At the end of each lease year, landlords reconcile estimated CAM payments against actual expenses. If actual expenses exceed estimates, tenants pay a "true-up." If estimates exceeded actuals, tenants receive a credit. This calculator walks through the reconciliation math.

By Angel Campa, Founder · Updated March 2026

The Formula

CAM True-Up = (Actual CAM Expenses × Tenant Pro-Rata Share) − Monthly CAM Paid

A positive result means you owe additional payment. A negative result means you are owed a credit. Gross-up provisions may adjust actual expenses upward if occupancy was below the contractual threshold (often 90–95%).

Worked Example

Example Inputs

Total Building CAM Expenses (Actual)$240,000/year
Total Rentable Building Area50,000 sq ft
Tenant Leased Area5,000 sq ft
Tenant Pro-Rata Share10.00% (5,000 ÷ 50,000)
Monthly CAM Estimate Paid$1,900/month ($22,800/year)
Building Occupancy During Year85%

Result

Tenant owes $1,200 (base case); $4,024 if lease has 95% gross-up provision

Step-by-Step Breakdown

Line ItemValue
Tenant's Share of Actual CAM$24,000/year
CAM Estimated Already Paid$22,800/year
Base True-Up (no gross-up)$1,200 owed
Grossed-Up CAM (95% threshold)$268,235/year
Tenant's Share (Grossed-Up)$26,824/year
True-Up with Gross-Up$4,024 owed

Frequently Asked Questions

What is a CAM reconciliation?

CAM reconciliation is the annual process by which landlords compare actual common area maintenance (CAM) expenses against the estimated payments tenants made throughout the year. If actual expenses exceeded estimates, the tenant pays a true-up. If estimates exceeded actuals, the tenant receives a credit or carryforward.

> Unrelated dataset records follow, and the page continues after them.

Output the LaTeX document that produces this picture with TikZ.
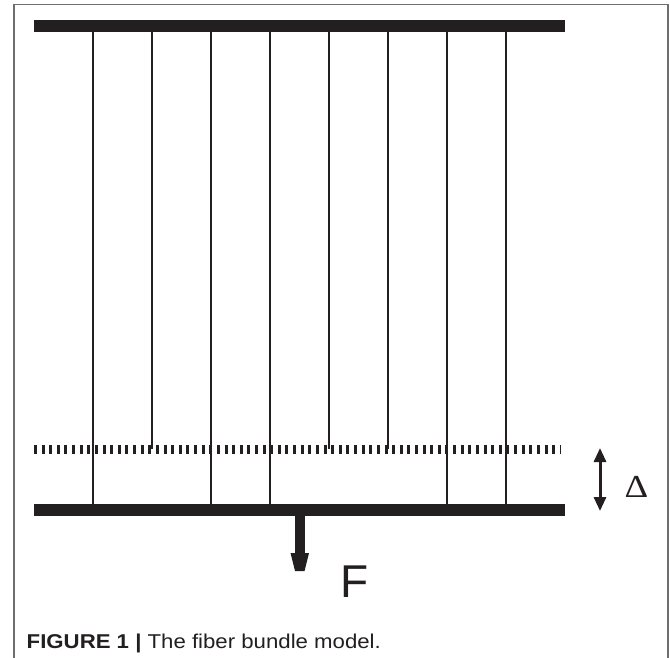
\documentclass[tikz,border=0pt]{standalone}
\usepackage{fontspec}
\setmainfont{Liberation Sans}
\newfontfamily\deltafont{Liberation Serif}
\usetikzlibrary{arrows.meta}
\definecolor{ink}{HTML}{231F20}
\definecolor{framec}{HTML}{6E6E6E}
\tikzset{
  fiber/.style={ink, line width=2pt},
  barfill/.style={fill=ink},
}
\begin{document}
\begin{tikzpicture}[x=1pt,y=-1pt]
\useasboundingbox[fill=white] (0,0) rectangle (670,658);
% frame
\draw[line width=1.5pt, framec] (14,662) -- (14,4.5) -- (668,4.5) -- (668,662);
% clamps
\fill[barfill] (34,20) rectangle (565,32);
\fill[barfill] (34,504) rectangle (565,516);
% dotted threshold line
\draw[ink, line width=9pt, dash pattern=on 3pt off 4.62pt] (34,449.5) -- (561,449.5);
% fibers
\foreach \x/\e [count=\i] in {93/504,152/449,211/504,270/504,329/449,388/449,447/504,506/504}{
  \coordinate (t\i) at (\x,32);
  \coordinate (b\i) at (\x,\e);
  \draw[fiber] (t\i) -- (b\i);
}
% delta arrow
\coordinate (da) at (600,448);
\coordinate (db) at (600,511);
\draw[ink, line width=3pt, {Triangle[width=12pt,length=14pt]}-{Triangle[width=12pt,length=14pt]}] (da) -- (db);
\node[font=\deltafont\fontsize{32}{32}\selectfont, inner sep=0, anchor=base, text=ink, xscale=1.15] (D) at (636.5,497) {Δ};
% force arrow
\fill[ink] (294.5,516) rectangle (304.5,553.5);
\fill[ink] (290.5,553) -- (309,553) -- (304.5,571) -- (295,571) -- cycle;
\node[font=\fontsize{46}{46}\selectfont, anchor=base west, inner sep=0, text=ink] (F) at (340.5,597) {F};
% caption
\node[anchor=base west, inner sep=0, font=\fontsize{20}{20}\selectfont, text=ink, xscale=1.11] (cap) at (26.5,648) {\textbf{FIGURE 1 |} The fiber bundle model.};
\end{tikzpicture}
\end{document}
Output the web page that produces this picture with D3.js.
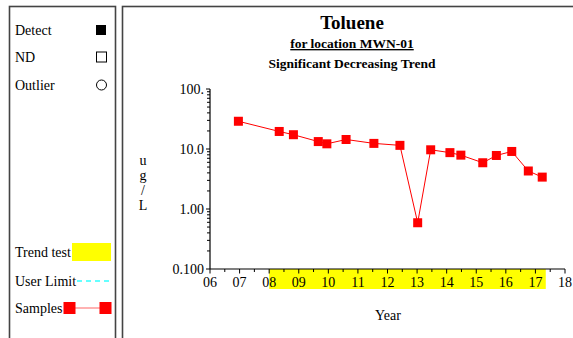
<!DOCTYPE html>
<html>
<head>
<meta charset="utf-8">
<script src="https://cdn.jsdelivr.net/npm/d3@7"></script>
<style>
  html, body { margin: 0; padding: 0; background: #fff; }
  svg, svg text { font-family: 'Liberation Serif', 'Times New Roman', Times, serif; }
</style>
</head>
<body>
<svg id="chart" width="573" height="338"></svg>
<script>
// Sample dates (decimal years) and measured concentrations (ug/L)
const sampleDates = [2006.96, 2008.34, 2008.82, 2009.66, 2009.95, 2010.60, 2011.54, 2012.42,
                     2013.02, 2013.46, 2014.11, 2014.48, 2015.22, 2015.68, 2016.20, 2016.76, 2017.23];
const sampleValues = [29.0, 19.6, 17.3, 13.3, 12.2, 14.4, 12.4, 11.5,
                      0.59, 9.7, 8.7, 7.9, 5.9, 7.8, 9.1, 4.3, 3.4];

// Period covered by the trend test
const trendPeriod = [2008.0, 2017.35];

// Axis tick values and labels
const xTickYears = [2006, 2007, 2008, 2009, 2010, 2011, 2012, 2013, 2014, 2015, 2016, 2017, 2018];
const xTickLabels = ["06", "07", "08", "09", "10", "11", "12", "13", "14", "15", "16", "17", "18"];
const yTickValues = [100, 10, 1, 0.1];
const yTickLabels = ["100.", "10.0", "1.00", "0.100"];

// Legend entries
const legendSymbols = ["Detect", "ND", "Outlier"];
const legendLines = ["Trend test", "User Limit", "Samples"];

const FONT = "'Liberation Serif', 'Times New Roman', Times, serif";
const svg = d3.select("#chart").attr("font-family", FONT);

// Panel frames
svg.append("rect").attr("x", 9.5).attr("y", 6.5).attr("width", 106).attr("height", 345)
  .attr("fill", "none").attr("stroke", "#444").attr("stroke-width", 1.6);
svg.append("rect").attr("x", 122.5).attr("y", 6.5).attr("width", 470).attr("height", 345)
  .attr("fill", "none").attr("stroke", "#444").attr("stroke-width", 1.6);

// Scales
const x = d3.scaleLinear().domain([2006, 2018]).range([210, 565]);
const y = d3.scaleLog().domain([0.1, 100]).range([269, 89]);

// Titles
const titleX = 352;
svg.append("text").attr("x", titleX).attr("y", 29).attr("text-anchor", "middle")
  .attr("font-size", 19).attr("font-weight", "bold").text("Toluene");
svg.append("text").attr("x", titleX).attr("y", 48).attr("text-anchor", "middle")
  .attr("font-size", 13.5).attr("font-weight", "bold").attr("text-decoration", "underline")
  .text("for location MWN-01");
svg.append("text").attr("x", titleX).attr("y", 68).attr("text-anchor", "middle")
  .attr("font-size", 13.5).attr("font-weight", "bold").text("Significant Decreasing Trend");

// Trend test band under the x axis
svg.append("rect")
  .attr("x", x(trendPeriod[0])).attr("y", 269)
  .attr("width", x(trendPeriod[1]) - x(trendPeriod[0])).attr("height", 20)
  .attr("fill", "#ffff00");

// Y axis: log scale with decade labels and minor ticks
const yAxisG = svg.append("g").attr("transform", "translate(210,0)");
yAxisG.append("line").attr("x1", 0).attr("x2", 0).attr("y1", y(100)).attr("y2", y(0.1))
  .attr("stroke", "#000").attr("stroke-width", 1.2);
const minorY = [];
[0.1, 1, 10].forEach(d => { for (let k = 2; k <= 9; k++) minorY.push(d * k); });
yAxisG.selectAll("line.minor").data(minorY).join("line").attr("class", "minor")
  .attr("x1", -3).attr("x2", 0).attr("y1", d => y(d)).attr("y2", d => y(d))
  .attr("stroke", "#000").attr("stroke-width", 1);
yAxisG.selectAll("line.major").data(yTickValues).join("line").attr("class", "major")
  .attr("x1", -4).attr("x2", 0).attr("y1", d => y(d)).attr("y2", d => y(d))
  .attr("stroke", "#000").attr("stroke-width", 1);
yAxisG.selectAll("text").data(yTickValues).join("text")
  .attr("x", -6).attr("y", d => y(d) + 4.5).attr("text-anchor", "end")
  .attr("font-family", FONT).attr("font-size", 14).text((d, i) => yTickLabels[i]);

// Y axis title, stacked letters
["u", "g", "/", "L"].forEach((ch, i) => {
  svg.append("text").attr("x", 143).attr("y", 165 + i * 15).attr("text-anchor", "middle")
    .attr("font-size", 14).text(ch);
});

// X axis with yearly and half-year ticks
const xAxisG = svg.append("g");
xAxisG.append("line").attr("x1", x(2006)).attr("x2", x(2018)).attr("y1", 269).attr("y2", 269)
  .attr("stroke", "#000").attr("stroke-width", 1.2);
const halfYears = xTickYears.slice(0, -1).map(d => d + 0.5);
xAxisG.selectAll("line.minor").data(halfYears).join("line").attr("class", "minor")
  .attr("x1", d => x(d)).attr("x2", d => x(d)).attr("y1", 269).attr("y2", 272)
  .attr("stroke", "#000").attr("stroke-width", 1);
xAxisG.selectAll("line.major").data(xTickYears).join("line").attr("class", "major")
  .attr("x1", d => x(d)).attr("x2", d => x(d)).attr("y1", 269).attr("y2", 273.5)
  .attr("stroke", "#000").attr("stroke-width", 1);
xAxisG.selectAll("text").data(xTickYears).join("text")
  .attr("x", d => x(d)).attr("y", 287).attr("text-anchor", "middle")
  .attr("font-size", 14).text((d, i) => xTickLabels[i]);
svg.append("text").attr("x", 388).attr("y", 320).attr("text-anchor", "middle")
  .attr("font-size", 14).text("Year");

// Sample series
const pts = sampleDates.map((d, i) => [d, sampleValues[i]]);
svg.append("path").datum(pts)
  .attr("d", d3.line().x(d => x(d[0])).y(d => y(d[1])))
  .attr("fill", "none").attr("stroke", "#ff0000").attr("stroke-width", 1);
svg.selectAll("rect.pt").data(pts).join("rect").attr("class", "pt")
  .attr("x", d => x(d[0]) - 4.5).attr("y", d => y(d[1]) - 4.5)
  .attr("width", 9).attr("height", 9).attr("fill", "#ff0000");

// Legend: symbol entries
const legendSymY = [30, 57, 85];
legendSymbols.forEach((name, i) => {
  svg.append("text").attr("x", 15).attr("y", legendSymY[i] + 4.5).attr("font-size", 14).text(name);
});
svg.append("rect").attr("x", 96).attr("y", legendSymY[0] - 5).attr("width", 10).attr("height", 10).attr("fill", "#000");
svg.append("rect").attr("x", 96.5).attr("y", legendSymY[1] - 5).attr("width", 10).attr("height", 10)
  .attr("fill", "#fff").attr("stroke", "#000").attr("stroke-width", 1);
svg.append("circle").attr("cx", 101.5).attr("cy", legendSymY[2]).attr("r", 5)
  .attr("fill", "#fff").attr("stroke", "#000").attr("stroke-width", 1);

// Legend: band and line entries
const legendLineY = [252, 281, 308];
legendLines.forEach((name, i) => {
  svg.append("text").attr("x", 15).attr("y", legendLineY[i] + 4.5).attr("font-size", 14).text(name);
});
svg.append("rect").attr("x", 72).attr("y", legendLineY[0] - 9).attr("width", 39).attr("height", 18).attr("fill", "#ffff00");
svg.append("line").attr("x1", 77).attr("x2", 111).attr("y1", legendLineY[1]).attr("y2", legendLineY[1])
  .attr("stroke", "#33ffff").attr("stroke-width", 1.5).attr("stroke-dasharray", "5,4");
svg.append("line").attr("x1", 69).attr("x2", 105).attr("y1", legendLineY[2]).attr("y2", legendLineY[2])
  .attr("stroke", "#ff6666").attr("stroke-width", 1.2);
svg.append("rect").attr("x", 63.5).attr("y", legendLineY[2] - 6).attr("width", 12).attr("height", 12).attr("fill", "#ff0000");
svg.append("rect").attr("x", 99.5).attr("y", legendLineY[2] - 6).attr("width", 12).attr("height", 12).attr("fill", "#ff0000");
</script>
</body>
</html>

What is a gross-up provision in a lease?

A gross-up provision allows the landlord to adjust CAM expenses as if the building were at full occupancy (typically 90–95%) when calculating tenant expense shares. This prevents tenants from benefiting from low-occupancy years when variable expenses like utilities and cleaning are artificially low.

How do I know if my CAM reconciliation is accurate?

Tenants with audit rights can request the landlord's supporting expense documentation within the window specified in the lease (typically 30–90 days after receiving the reconciliation). Common errors include inclusion of excluded expense categories, incorrect pro-rata share calculations, and capital expenditure misclassification as operating expenses.